The Libertines – The Libertines

Indie Rock, VÖ: August 2004

War das ein Sommer. Im Jahr 2004 erschien das zweite und letzte Album der Libertines und bereits mit der ersten Single ‚ Can’t Stand Me Now ‚ wussten wir – diese Tage werden niemals wieder kommen. „An ending fitting for a start/ You twist and tore our love apart“. Es war der frühzeitige Höhepunkt eines quälend voyeuristischen Hörerlebnisses. Ein „was wäre wenn…“, hat es damals noch nicht gegeben. The Libertines und Franz Ferdinand zählten zu den Anführern der größten britischen Renaissance seit mehr als einem Jahrzehnt. Die Musik der Libertines besteht bis heute aus berauschenden und schmutzigen Hymnen, wie man sie wohl speziell in dieser Form lange nicht mehr erleben wird. Es wäre für heutige Bands sicherlich auch nicht erstrebenswert, diesen Vergleichen stand halten zu müssen. ‚ Last Post On The Bugle ‚ und ‚ The Man Who Would Be King ‚ waren zwei Ausnahmeerscheinungen, wenngleich insbesondere ‚ Last Post On The Bugle ‚ textlich unnötige Hinweise auf den damals überschwelligen Drogenkonsum gab. Kokain, Crack, was auch immer – das selbst betitelte Album war ein Wrack. Mit Absicht oder nicht, die Drogen wurden schlussendlich von den Libertines stets als Grund genannt…

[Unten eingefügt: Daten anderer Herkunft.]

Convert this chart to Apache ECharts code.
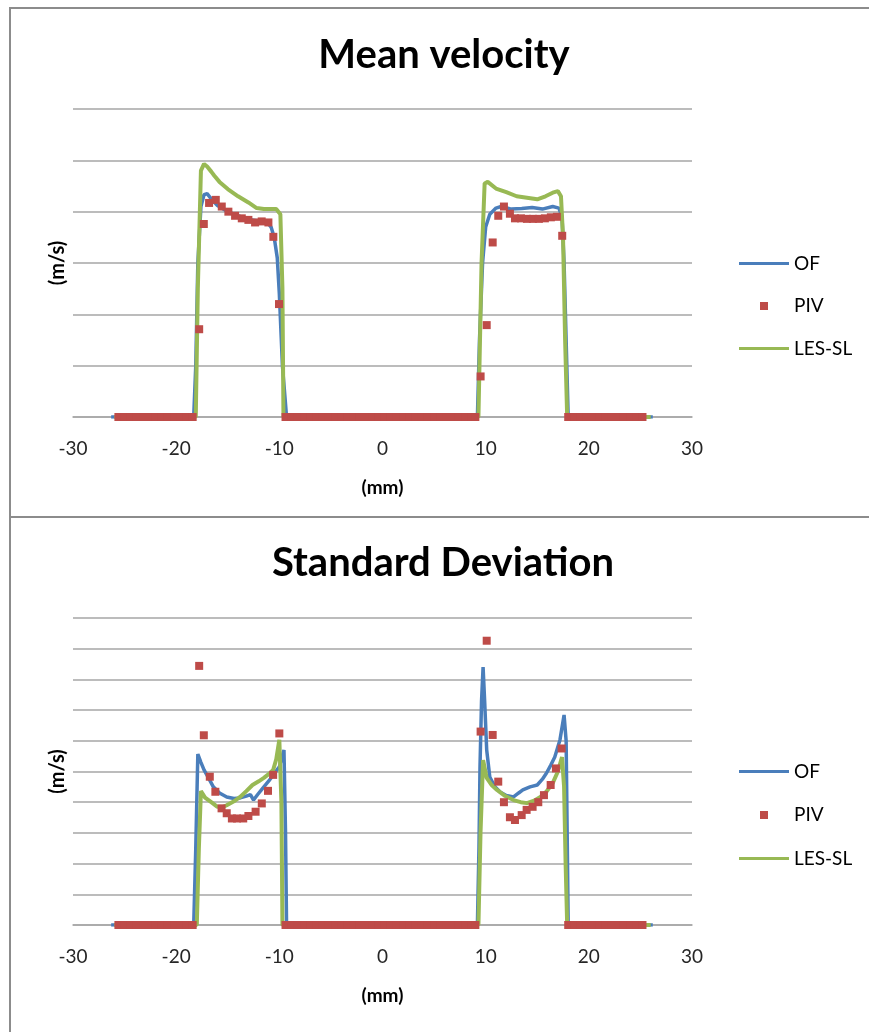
<!DOCTYPE html>
<html>
<head>
<meta charset="utf-8">
<script src="https://cdn.jsdelivr.net/npm/echarts@6/dist/echarts.min.js"></script>
<style>
html,body{margin:0;padding:0;background:#fff;}
#c{width:869px;height:1032px;}
</style>
</head>
<body>
<div id="c"></div>
<script>
// ---------- data ----------
const xTicks = [-30, -20, -10, 0, 10, 20, 30];
const titles = ['Mean velocity', 'Standard Deviation'];
const seriesNames = ['OF', 'PIV', 'LES-SL'];

// Mean velocity (units = gridline steps)
const ofMean = [[-26.3,0],[-18.3,0],[-18.1,1.0],[-17.9,3.0],[-17.6,4.1],[-17.3,4.33],[-17.0,4.35],[-16.6,4.25],[-16.0,4.12],[-15.0,4.0],[-14.0,3.92],[-13.0,3.85],[-12.0,3.82],[-11.2,3.8],[-10.8,3.7],[-10.5,3.5],[-10.2,3.1],[-10.0,2.4],[-9.7,1.0],[-9.3,0],[9.2,0],[9.4,1.5],[9.7,3.0],[10.0,3.7],[10.4,3.95],[11.0,4.07],[11.5,4.1],[12.5,4.05],[13.5,4.06],[14.5,4.08],[15.5,4.05],[16.5,4.1],[17.1,4.07],[17.4,3.9],[17.6,3.0],[17.8,1.5],[18.0,0],[26.2,0]];
const lesMean = [[-26,0],[-18.1,0],[-17.9,2.5],[-17.6,4.8],[-17.3,4.93],[-17.0,4.88],[-16.6,4.78],[-16.3,4.7],[-15.8,4.58],[-15.0,4.44],[-14.0,4.3],[-13.0,4.18],[-12.2,4.07],[-11.5,4.05],[-10.3,4.05],[-9.9,3.95],[-9.7,2.5],[-9.6,0],[9.3,0],[9.6,3.0],[9.9,4.55],[10.2,4.58],[11.0,4.45],[12.0,4.38],[13.0,4.3],[14.0,4.27],[15.0,4.24],[15.8,4.3],[16.5,4.37],[17.0,4.4],[17.3,4.3],[17.5,3.5],[17.7,1.5],[17.9,0],[26,0]];
const pivMean = [[-25.6,0],[-25.0,0],[-24.4,0],[-23.8,0],[-23.2,0],[-22.6,0],[-22.0,0],[-21.4,0],[-20.8,0],[-20.2,0],[-19.6,0],[-19.0,0],[-18.4,0],
[-17.77,1.71],[-17.32,3.76],[-16.81,4.17],[-16.16,4.23],[-15.58,4.10],[-14.94,4.0],[-14.29,3.92],[-13.64,3.87],[-13.0,3.84],[-12.35,3.79],[-11.71,3.81],[-11.06,3.79],[-10.58,3.51],[-10.03,2.20],
[-9.4,0],[-8.8,0],[-8.2,0],[-7.6,0],[-7.0,0],[-6.4,0],[-5.8,0],[-5.2,0],[-4.6,0],[-4.0,0],[-3.4,0],[-2.8,0],[-2.2,0],[-1.6,0],[-1.0,0],[-0.4,0],[0.2,0],[0.8,0],[1.4,0],[2.0,0],[2.6,0],[3.2,0],[3.8,0],[4.4,0],[5.0,0],[5.6,0],[6.2,0],[6.8,0],[7.4,0],[8.0,0],[8.6,0],[9.0,0],
[9.51,0.79],[10.1,1.79],[10.68,3.40],[11.22,3.92],[11.77,4.10],[12.35,3.96],[12.84,3.87],[13.42,3.87],[14.0,3.86],[14.58,3.86],[15.16,3.86],[15.74,3.87],[16.32,3.89],[16.9,3.9],[17.42,3.53],
[18.0,0],[18.6,0],[19.2,0],[19.8,0],[20.4,0],[21.0,0],[21.6,0],[22.2,0],[22.8,0],[23.4,0],[24.0,0],[24.6,0],[25.2,0]];

// Standard deviation (units = gridline steps)
const ofStd = [[-26.3,0],[-18.3,0],[-18.1,2.5],[-17.9,5.57],[-17.6,5.3],[-17.3,5.05],[-16.8,4.75],[-16.4,4.5],[-15.8,4.3],[-15.1,4.17],[-14.4,4.12],[-13.8,4.14],[-13.2,4.2],[-12.8,4.25],[-12.5,4.07],[-12.1,4.25],[-11.6,4.46],[-11.0,4.7],[-10.6,4.89],[-10.0,5.15],[-9.55,5.7],[-9.4,3.0],[-9.3,0],
[9.2,0],[9.35,2.5],[9.45,5.15],[9.6,7.3],[9.75,8.4],[9.9,7.3],[10.1,5.7],[10.4,4.82],[10.9,4.5],[11.4,4.33],[12.0,4.22],[12.7,4.17],[13.2,4.3],[13.6,4.4],[14.3,4.5],[15.0,4.56],[15.5,4.75],[15.9,4.95],[16.3,5.2],[16.7,5.47],[17.2,6.03],[17.6,6.84],[17.8,6.0],[17.9,3.0],[18.0,0],[26.2,0]];
const lesStd = [[-26,0],[-18.0,0],[-17.8,2.5],[-17.6,4.36],[-17.2,4.15],[-16.6,4.0],[-16.0,3.85],[-15.5,3.84],[-15.1,3.9],[-14.4,4.03],[-13.8,4.17],[-13.2,4.36],[-12.6,4.56],[-12.0,4.68],[-11.5,4.79],[-11.0,4.92],[-10.6,5.05],[-10.3,5.4],[-10.0,6.03],[-9.8,4.0],[-9.7,0],
[9.3,0],[9.5,3.0],[9.75,5.37],[10.1,4.79],[10.6,4.55],[11.1,4.4],[11.9,4.2],[12.7,4.07],[13.4,4.0],[14.0,3.97],[14.7,4.05],[15.3,4.17],[15.9,4.35],[16.5,4.62],[17.0,5.0],[17.4,5.47],[17.6,4.5],[17.75,2.0],[17.9,0],[26,0]];
const pivStd = [[-25.6,0],[-25.0,0],[-24.4,0],[-23.8,0],[-23.2,0],[-22.6,0],[-22.0,0],[-21.4,0],[-20.8,0],[-20.2,0],[-19.6,0],[-19.0,0],[-18.4,0],
[-17.77,8.44],[-17.32,6.18],[-16.74,4.83],[-16.2,4.34],[-15.6,3.80],[-15.1,3.64],[-14.6,3.47],[-14.1,3.47],[-13.5,3.47],[-13.0,3.55],[-12.3,3.69],[-11.7,3.96],[-11.1,4.37],[-10.6,4.89],[-10.0,6.24],
[-9.4,0],[-8.8,0],[-8.2,0],[-7.6,0],[-7.0,0],[-6.4,0],[-5.8,0],[-5.2,0],[-4.6,0],[-4.0,0],[-3.4,0],[-2.8,0],[-2.2,0],[-1.6,0],[-1.0,0],[-0.4,0],[0.2,0],[0.8,0],[1.4,0],[2.0,0],[2.6,0],[3.2,0],[3.8,0],[4.4,0],[5.0,0],[5.6,0],[6.2,0],[6.8,0],[7.4,0],[8.0,0],[8.6,0],[9.0,0],
[9.51,6.30],[10.1,9.26],[10.68,6.19],[11.22,4.67],[11.77,4.0],[12.35,3.51],[12.84,3.42],[13.49,3.58],[13.97,3.75],[14.55,3.85],[15.1,4.0],[15.65,4.23],[16.3,4.56],[16.81,5.1],[17.36,5.75],
[18.0,0],[18.6,0],[19.2,0],[19.8,0],[20.4,0],[21.0,0],[21.6,0],[22.2,0],[22.8,0],[23.4,0],[24.0,0],[24.6,0],[25.2,0]];

// ---------- style ----------
const BLUE = '#4A7EBB', RED = '#BE4B48', GREEN = '#98B954';
const GRID = '#A6A6A6';
const FONT = 'Lato, "Open Sans", sans-serif';

const chart = echarts.init(document.getElementById('c'), null, {renderer: 'canvas'});

function xAxisCfg(gi) {
  return {
    type: 'value', gridIndex: gi, min: xTicks[0], max: xTicks[xTicks.length-1], interval: 10,
    axisLine: {show: true, onZero: false, lineStyle: {color: GRID, width: 1.5}},
    axisTick: {show: false}, splitLine: {show: false},
    axisLabel: {color: '#262626', fontSize: 19, fontFamily: FONT, margin: 22},
    name: '(mm)', nameLocation: 'middle', nameGap: 61,
    nameTextStyle: {color: '#000', fontSize: 19, fontWeight: 'bold', fontFamily: FONT}
  };
}
function yAxisCfg(gi, max) {
  return {
    type: 'value', gridIndex: gi, min: 0, max: max, interval: 1,
    axisLine: {show: false}, axisTick: {show: false}, axisLabel: {show: false},
    splitLine: {show: true, lineStyle: {color: GRID, width: 1.5}},
    name: '(m/s)', nameLocation: 'middle', nameGap: 5, nameRotate: 90,
    nameTextStyle: {color: '#000', fontSize: 20, fontWeight: 'bold', fontFamily: FONT}
  };
}
function lineSeries(name, data, color, gi, w, z) {
  return {name: name, type: 'line', xAxisIndex: gi, yAxisIndex: gi, data: data,
    symbol: 'none', lineStyle: {color: color, width: w}, itemStyle: {color: color},
    z: z, animation: false, silent: true};
}
function pivSeries(data, gi) {
  return {name: 'PIV', type: 'scatter', xAxisIndex: gi, yAxisIndex: gi, data: data,
    symbol: 'rect', symbolSize: 8, itemStyle: {color: RED, opacity: 1}, z: 5, animation: false, silent: true};
}
const LINE_ICON = 'path://M0,0L0,0M50,14L50,14M0,5.5L50,5.5L50,8.5L0,8.5Z';
const SQUARE_ICON = 'path://M0,0L0,0M50,14L50,14M21,3L29,3L29,11L21,11Z';
function legendCfg(top, gap) {
  return {
    orient: 'vertical', left: 734, top: top, itemWidth: 50, itemHeight: 14, itemGap: gap,
    textStyle: {color: '#000', fontSize: 19, fontFamily: FONT},
    selectedMode: false,
    data: [
      {name: 'OF', icon: LINE_ICON, itemStyle: {color: BLUE}},
      {name: 'PIV', icon: SQUARE_ICON, itemStyle: {color: RED}},
      {name: 'LES-SL', icon: LINE_ICON, itemStyle: {color: GREEN}}
    ]
  };
}

chart.setOption({
  backgroundColor: '#fff',
  animation: false,
  title: [
    {text: titles[0], left: 439, top: 30, textAlign: 'center',
     textStyle: {fontSize: 40, fontWeight: 'bold', fontFamily: FONT, color: '#000'}},
    {text: titles[1], left: 438, top: 538, textAlign: 'center',
     textStyle: {fontSize: 40, fontWeight: 'bold', fontFamily: FONT, color: '#000'}}
  ],
  legend: [legendCfg(249, 23.5), legendCfg(757, 24.5)],
  grid: [
    {left: 73, top: 109, width: 619, height: 308},
    {left: 73, top: 618, width: 619, height: 307}
  ],
  xAxis: [xAxisCfg(0), xAxisCfg(1)],
  yAxis: [yAxisCfg(0, 6), yAxisCfg(1, 10)],
  series: [
    lineSeries('OF', ofMean, BLUE, 0, 3.5, 2),
    pivSeries(pivMean, 0),
    lineSeries('LES-SL', lesMean, GREEN, 0, 4, 3),
    lineSeries('OF', ofStd, BLUE, 1, 3.5, 2),
    pivSeries(pivStd, 1),
    lineSeries('LES-SL', lesStd, GREEN, 1, 4, 3)
  ],
  graphic: [
    {type: 'line', shape: {x1: 10, y1: 8, x2: 869, y2: 8}, style: {stroke: '#8C8C8C', lineWidth: 2}},
    {type: 'line', shape: {x1: 10, y1: 7, x2: 10, y2: 1032}, style: {stroke: '#8C8C8C', lineWidth: 2}},
    {type: 'line', shape: {x1: 10, y1: 517, x2: 869, y2: 517}, style: {stroke: '#8C8C8C', lineWidth: 2}}
  ]
});
</script>
</body>
</html>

Aber was soll’s. Denn kurz darauf tobte ‚ Narcissist ‚ durch die Gehörgänge und hier spürte man einmal mehr was passieren kann, wenn die eigenen Ideen zu leichtfüßig aus den Köpfen sprudeln. ‚ Narcissist ‚ war eine meisterliche Skizze, offenbarte die schiere Kunstfertigkeit des Albums und zeigte, wie man pure Unterhaltung ohne große Mühen in zwei Minuten Spielzeit pressen kann. Aber es war eben zugleich diese teuflische Verlockung, sich durch die vielen halbgeformten und überschüssigen Ideen schleifen zu lassen. Natürlich ist das Kritik auf einem äußerst hohen Niveau. „Arbeit macht frei“ war eine Parole, die in erster Linie durch ihre Verwendung als Toraufschrift an den nationalsozialistischen Konzentrationslagern bekannt wurde. Die Formulierung fand sich dann auch im Jahr 2004 in einen der Songs wieder. Die Libertines machen daraus eine 73-sekündige Trash-Punk Nummer und zelebrierten im folgenden Stück ‚ Campaign Of Hate ‚ einen Weiteren der unzählig schonungslosen und genussvollen Höhepunkte. ‚ What Katie Did ‚ zeigte uns dann eine neue bisher unbekannte Zärtlichkeit. Man kann heute noch während diesen Minuten so einfach diese ärgerliche Schlampigkeit vergessen als wäre es damals.

‚ Road To Ruin ‚ beginnt mit dem für mich persönlich besten Gitarren-Part, den die Libertines jemals aus dem Ärmel geschüttelt haben. Sicherlich ein brillanter Zufall, aber so ist das eben als musikalisches Genie. „How can we/ Make you understand/ All you can be/ Is written in your hand?“, heißt es dort fragend und ehe man eine Antwort parat hält, befinden wir uns auch schon im letzten atemberaubenden Stück ‚ What Became Of The Likely Lads ‚. Ein Pendant zu ‚ Can’t Stand Me Now ‚ und ein Plädoyer für die alten Tagen, als die Libertines noch gegen die Welt waren. Und was immer in der Zukunft passieren wird – diese Platte ist Geschaffen für die Ewigkeit. Ein Wegweiser und ein stets gern genommener Rückblick.